Asylantrag: ein Tag statt zwei Jahre

So gelingt es nach Angaben der Sprecherin von Sozialsenator Mario Czaja (CDU), Regina Kneiding, dass derzeit 20 Asylbewerber „tagesgleich“ bearbeitet werden. Das bedeutet, dass das Bamf noch am selben Tag über den Asylantrag entscheidet – ein Prozess, der sonst Jahre dauert. Das betrifft etwa Syrer, die gleich Asyl erhalten, oder Migranten vom Balkan, deren Antrag abgelehnt wird. Ziel ist, in Berlin gemeinsam mit der Kruppstraße insgesamt 1000 Registrierungen am Tag zu erreichen.

In die neue, von Wachleuten abgeschirmte Registrierstelle kommen nur Flüchtlinge, die mit Bussen vom Lageso oder von Notunterkünften dorthingebracht werden und die das graue Handgelenksband mit Registriernummer vorzeigen können. Die Befürchtung, dass nun viele Flüchtlinge nachts vor der Bundesallee lagern, hat sich nicht bestätigt.

Doch vorm Lageso, wo täglich immer noch 300 bis 800 neu ankommen und hunderte „Altfälle“ anstehen, gibt es noch Probleme. Nach Angaben von „Moabit hilft“ schlafen immer noch Dutzende Flüchtende auf dem Bürgersteig vor der Turmstraße 21 oder im Park, und Hunderte stürmen gegen 3.30 Uhr los, um als Erste im wärmenden Vorregistrierungszelt zu sein. Dabei gebe es weiter tumultartige Szenen.

„Der Vertrauensverlust gegenüber den deutschen Behörden ist einfach da“, sagt die Sprecherin von „Moabit hilft“. Positiv sei, dass Besucher nun in beheizten Wartebereichen innen über Webcams die Nummern von der Wartetafel sehen. Es werden nun weitere Zelte aufgebaut. Die zuständige Bezirksstadträtin hatte dem Sozialsenator da zuletzt eine Frist bis 26. Oktober gesetzt.

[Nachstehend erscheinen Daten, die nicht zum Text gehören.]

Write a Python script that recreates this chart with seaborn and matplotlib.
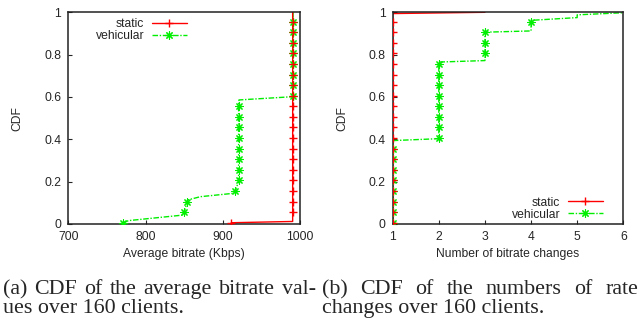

In einer Woche gut 2000 Bändchen ausgegeben

Unterdessen gibt es beim Senat, Helfern und Heimbetreibern diverse Angaben, wie sich das Vorregistrierungssystem mit den unerlässlichen grauen Bändchen bewährt hat. Die gibt es nun für alle neu ankommenden Flüchtlinge, die sich an langen Tischen im weißen Zelt bei Lageso-Mitarbeiterinnen im Laptop vorregistrieren lassen. In einer Woche wurden bereits gut 2000 Bändchen ausgegeben.

In der Schmidt-Knobelsdorf-Kaserne in Spandau gibt es keine großen Probleme mit dem Transport von nicht registrierten Flüchtlingen zur Bundesallee. „Wir erhalten am Vortag eines Transports die Mitteilung, dass ein Bus vorbeikommt, dazu die Liste der Personen, die registriert werden und mitfahren sollen“, sagt Susan Hermenau, die Sprecherin des Betreibers Prisod. Rund 300 nicht registrierte Flüchtlinge sind in dem früheren militärischen Komplex untergebracht. „Verbale Konflikte gibt es nur, wenn mal ein Bus ausfällt oder zu spät kommt.“ Dann hätten einige Flüchtlinge Angst, sie würden abgeschoben.

Die Prisod-Verantwortlichen würden jedem nicht registrierten Flüchtling mitteilen, wie wichtig das graue Bändchen sei. Es solle auf keinen Fall abgemacht werden. Weniger zufrieden zeigte sich Malteser-Sprecher Matthias Nowak. Zur Großunterkunft Messehalle 26, die bei Behörden als „Wohnheim Jafféstraße“ geführt werde, fahren gar keine Shuttlebusse. So seien die meisten Bewohner noch nicht registriert. Flüchtlinge mit grauem Handgelenksbändchen, das auch als BVG-Ticket gilt, fahren nun teils nachts zum Lageso, um über den Zelteingang in einen Bus zu kommen.

Bei der Registrierung gibt es in Berlin einen Rückstau von mehr als 10.000 Flüchtlingen, die wohl teils noch Monate darauf warten müssen, dass sie mit der Registrierung auch Krankenschein und Berlin-Pass bekommen. Insgesamt erwarten Sozialverbände und Behörden in Berlin 2015 rund 70.000 Flüchtlinge.